Integrating Efficient Routes with Station Monitoring for Electric Vehicles in Urban Environments: Simulation and Analysis

The electrification of road transportation requires the development of an extensive infrastructure of public charging stations (CSs). In order to avoid them contributing to increased traffic congestion and air pollution in a city, it is very important to optimize their deployment. To tackle this challenge, we present microscopic traffic simulations with a hybrid cellular automata and agent-based model to study different strategies to route electric vehicles (EVs) to CSs, when their battery level is low. EVs and CSs are modeled as agents with capability to demonstrate complex behaviors. Our models take into account the complex nature of traffic and decisions about routes and their predicted behavior. We show that a synthetic city is very useful for investigating the routing behavior and traffic patterns.
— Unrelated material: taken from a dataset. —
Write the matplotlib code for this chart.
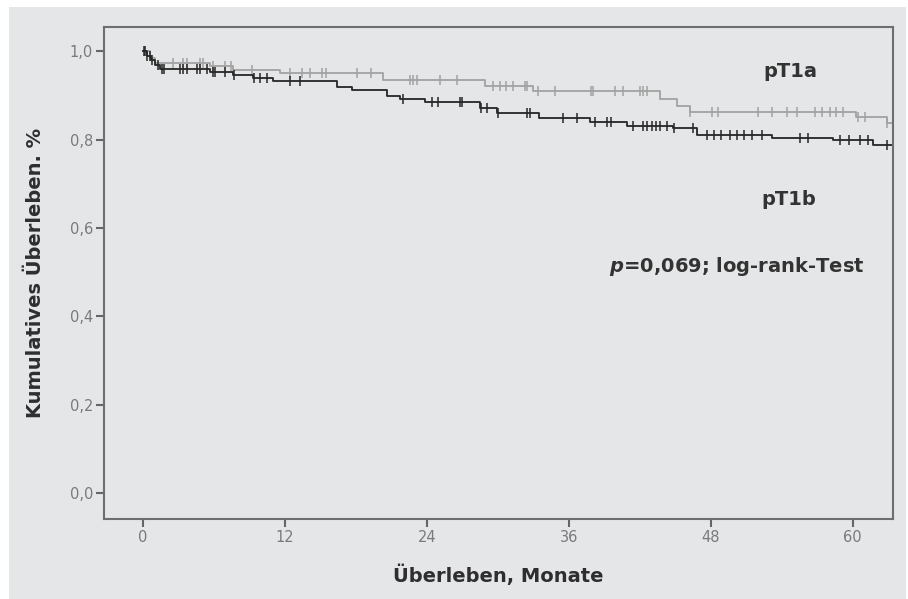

We have found that a smart routing strategy can contribute to balancing the distribution of EVs among the different CSs in a distributed network, which is the CS layout that produces less traffic congestion. Contrary to our initial expectations, ensuring a balanced distribution throughout the city did not necessarily result in an increase in overall productivity. This observation led to a deeper exploration of the nuances of urban transport dynamics. Furthermore, our study emphasizes the superiority of time-based routing over its distance-based counterpart and highlights the inherent limitations of transportation within a city.